▸ **REQUIRED TASK**:
Each line from the top of the listing through the one holding "380, 357, 398];" should be restated word for word, with nothing added and no pictures.
___ ENTRIES
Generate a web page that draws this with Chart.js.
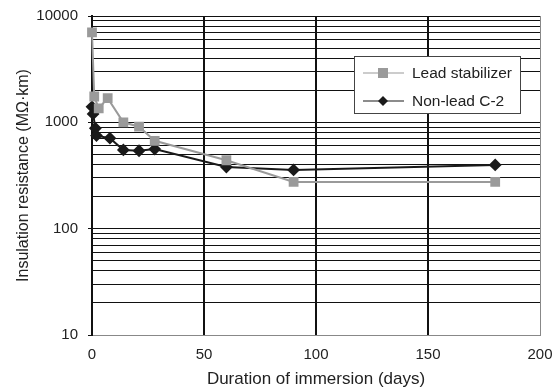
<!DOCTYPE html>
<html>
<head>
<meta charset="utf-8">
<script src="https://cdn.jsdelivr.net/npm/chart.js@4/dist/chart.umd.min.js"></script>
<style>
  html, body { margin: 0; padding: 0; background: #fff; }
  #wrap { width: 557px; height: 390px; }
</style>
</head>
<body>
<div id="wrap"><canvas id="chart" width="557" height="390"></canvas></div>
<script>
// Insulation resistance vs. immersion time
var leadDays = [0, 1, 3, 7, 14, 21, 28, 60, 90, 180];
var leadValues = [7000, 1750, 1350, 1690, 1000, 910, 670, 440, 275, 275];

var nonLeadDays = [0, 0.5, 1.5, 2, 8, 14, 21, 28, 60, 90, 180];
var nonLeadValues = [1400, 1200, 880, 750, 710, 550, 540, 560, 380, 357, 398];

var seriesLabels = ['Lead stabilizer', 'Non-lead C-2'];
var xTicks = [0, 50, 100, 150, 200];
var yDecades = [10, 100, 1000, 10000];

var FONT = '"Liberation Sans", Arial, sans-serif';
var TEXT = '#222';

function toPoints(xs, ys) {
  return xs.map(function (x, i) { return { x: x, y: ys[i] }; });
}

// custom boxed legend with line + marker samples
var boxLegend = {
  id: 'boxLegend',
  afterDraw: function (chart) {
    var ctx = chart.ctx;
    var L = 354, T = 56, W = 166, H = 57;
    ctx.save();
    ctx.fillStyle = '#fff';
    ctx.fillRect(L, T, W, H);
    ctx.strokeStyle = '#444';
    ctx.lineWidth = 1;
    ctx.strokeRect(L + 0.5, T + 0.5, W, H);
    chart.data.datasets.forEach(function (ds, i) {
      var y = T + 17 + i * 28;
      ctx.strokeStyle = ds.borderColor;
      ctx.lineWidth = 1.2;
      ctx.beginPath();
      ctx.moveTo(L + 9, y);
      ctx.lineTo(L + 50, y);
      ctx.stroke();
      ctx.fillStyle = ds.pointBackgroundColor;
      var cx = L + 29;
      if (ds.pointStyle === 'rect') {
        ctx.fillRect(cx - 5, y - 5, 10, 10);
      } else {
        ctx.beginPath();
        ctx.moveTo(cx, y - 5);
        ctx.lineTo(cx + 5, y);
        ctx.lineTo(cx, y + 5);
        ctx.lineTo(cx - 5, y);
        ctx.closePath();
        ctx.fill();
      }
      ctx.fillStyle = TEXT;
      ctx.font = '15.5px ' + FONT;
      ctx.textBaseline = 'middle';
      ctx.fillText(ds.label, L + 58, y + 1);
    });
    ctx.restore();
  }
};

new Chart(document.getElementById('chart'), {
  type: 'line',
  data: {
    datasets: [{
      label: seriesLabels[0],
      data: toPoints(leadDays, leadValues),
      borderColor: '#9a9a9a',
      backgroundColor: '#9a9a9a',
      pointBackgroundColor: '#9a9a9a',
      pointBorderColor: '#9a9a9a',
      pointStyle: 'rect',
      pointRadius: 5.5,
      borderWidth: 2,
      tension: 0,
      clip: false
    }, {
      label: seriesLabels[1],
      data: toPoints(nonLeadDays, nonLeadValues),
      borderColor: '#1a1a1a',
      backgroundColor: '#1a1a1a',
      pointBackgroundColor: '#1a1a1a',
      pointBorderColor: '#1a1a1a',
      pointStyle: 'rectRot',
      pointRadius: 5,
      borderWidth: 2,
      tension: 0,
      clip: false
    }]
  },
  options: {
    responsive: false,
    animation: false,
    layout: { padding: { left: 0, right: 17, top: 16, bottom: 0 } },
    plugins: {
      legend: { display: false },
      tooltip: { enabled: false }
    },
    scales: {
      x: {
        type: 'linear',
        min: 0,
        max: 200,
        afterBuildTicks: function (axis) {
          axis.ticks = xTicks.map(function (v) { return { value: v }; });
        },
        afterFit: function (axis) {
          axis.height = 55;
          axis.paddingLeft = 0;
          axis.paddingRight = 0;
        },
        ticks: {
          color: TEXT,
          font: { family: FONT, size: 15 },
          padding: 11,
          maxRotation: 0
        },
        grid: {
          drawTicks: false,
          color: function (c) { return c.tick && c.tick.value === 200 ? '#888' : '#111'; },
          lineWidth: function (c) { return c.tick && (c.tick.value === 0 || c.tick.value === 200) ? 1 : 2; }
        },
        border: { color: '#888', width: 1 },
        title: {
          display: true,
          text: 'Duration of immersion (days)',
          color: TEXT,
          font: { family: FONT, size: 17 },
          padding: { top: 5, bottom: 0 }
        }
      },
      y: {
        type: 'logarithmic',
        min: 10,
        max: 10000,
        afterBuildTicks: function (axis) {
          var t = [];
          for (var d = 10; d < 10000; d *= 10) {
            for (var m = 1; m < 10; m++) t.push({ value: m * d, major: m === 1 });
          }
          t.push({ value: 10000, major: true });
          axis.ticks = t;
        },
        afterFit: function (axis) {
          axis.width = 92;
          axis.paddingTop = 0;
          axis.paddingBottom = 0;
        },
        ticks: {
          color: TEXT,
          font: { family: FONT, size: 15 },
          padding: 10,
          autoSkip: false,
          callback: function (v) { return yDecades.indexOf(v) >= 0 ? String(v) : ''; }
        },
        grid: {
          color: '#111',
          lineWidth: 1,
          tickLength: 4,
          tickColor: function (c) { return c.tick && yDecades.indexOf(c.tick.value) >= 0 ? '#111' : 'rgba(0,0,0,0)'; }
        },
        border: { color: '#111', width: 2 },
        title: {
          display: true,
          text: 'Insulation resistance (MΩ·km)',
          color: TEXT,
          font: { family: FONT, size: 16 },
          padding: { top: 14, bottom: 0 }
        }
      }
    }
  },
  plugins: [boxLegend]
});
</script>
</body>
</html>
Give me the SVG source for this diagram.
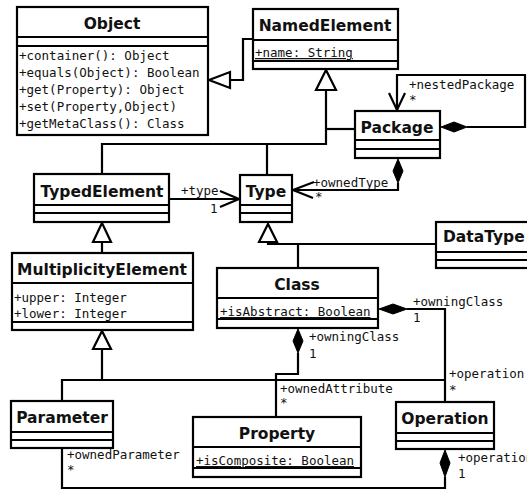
______
▸ **TASK OUTPUT**:
Generate a web page that draws this with Chart.js.
<!DOCTYPE html>
<html>
<head>
<meta charset="utf-8">
<script src="https://cdn.jsdelivr.net/npm/chart.js@4/dist/chart.umd.min.js"></script>
<style>
  html, body { margin: 0; padding: 0; background: #fff; }
  #wrap { width: 557px; height: 390px; }
</style>
</head>
<body>
<div id="wrap"><canvas id="chart" width="557" height="390"></canvas></div>
<script>
// Insulation resistance vs. immersion time
var leadDays = [0, 1, 3, 7, 14, 21, 28, 60, 90, 180];
var leadValues = [7000, 1750, 1350, 1690, 1000, 910, 670, 440, 275, 275];

var nonLeadDays = [0, 0.5, 1.5, 2, 8, 14, 21, 28, 60, 90, 180];
var nonLeadValues = [1400, 1200, 880, 750, 710, 550, 540, 560, 380, 357, 398];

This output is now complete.